LAST SEASON: 23-14; lost to Georgia Tech in NCAA second round.
GOODBYE TO: Forward Harold Pressley; center Chuck Everson; guard Dwight Wilbur.
INTRODUCING: Freshmen 7'2" Tom Greis and 6'10" forward Barry Bekkedam.
SUPPORTING CAST: Guard Harold Jensen; forward Mark Plansky.
SEE YOU IN THE SUPERDOME IF: Either of the two new big guys contributes quickly and opponents continue to underestimate what Rollie Massimino can do with talent.
How generous is the du Pont family? First, they invented Delaware so succeeding generations of du Ponts could find careers in government. Now they're attempting to give us a President: Pierre (Pete) du Pont. In between they donated most of the funds for a nifty new field house at Villanova. And you wonder why coach Rollie Massimino runs on so much about chemistry.
"I like this bunch. I like their chemistry," says Massimino, who wrung a remarkable 23-14 season out of the post-'85 NCAA title hangover. He continues: "They're really kind of a special group. It's just the kind of people they are." When he goes on like this, Massimino can make Pa Walton sound like Vlad the Impaler. That the verbosity works is Massimino's greatest gift.
"I watched those guys when they won the title," says Doug West, the 6'6" sophomore shooter. "You could see how much they cared about each other. When I came here, the older guys told me about it, and I accepted it, and then I learned it on my own. Now I'm teaching it to the new guys.

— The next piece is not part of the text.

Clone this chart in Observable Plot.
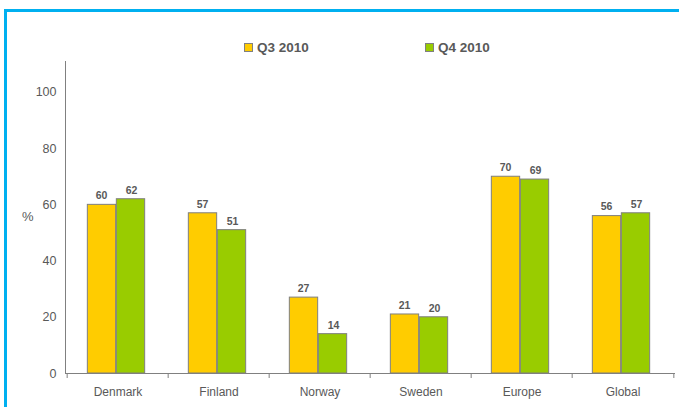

There's a lot here that you have to accept on faith from each other." Some things are more than a matter of faith. There is also the matter of talent.
Senior Harold Jensen will square up from the wing and stick the jumper that he found forever against Georgetown in the '85 final—and this season they'll be worth three points. And skittery Kenny Wilson will go hip-hop through defenses. And the Wildcats will continue to put the opposition, not to mention themselves, through the entire defensive syllabus. As proof of that, both center Wyatt Maker (right knee) and freshman Rodney Taylor (broken left foot) missed several weeks of preseason practice.
West will be the critical element, though, the player with whom Massimino will attempt to replace the versatile Harold Pressley, who would go inside against Patrick Ewing on Saturday and break the Boston College press on Tuesday. "Douglas is very smooth," says the coach. "He's going to have to be the small forward, and an all-around perimeter player." West did not come out of Altoona, Pa., unnoticed. In fact his career at Villanova had barely begun when he supposedly told a reporter that a Pittsburgh trustee had offered him money to go there (the trustee denied West's claim). The story caused something of a firestorm in the Big East. "It's over now," says West. "I think it's behind me. But I learned a lot from it." Gradually West's game blossomed. He wound up averaging 10.2 points per game, and his 51.5% shooting was the second best among 'Nova regulars. Among other things, he found himself comfortable as a long-range shooter, although Massimino professes no great love for the three-point shot. "We're not going to do anything different for that shot," he rasps. Last summer West played very well at the U.S. Olympic Festival. "I was mature, and it showed in the way I played," he says. "I was able to blend in better with my teammates."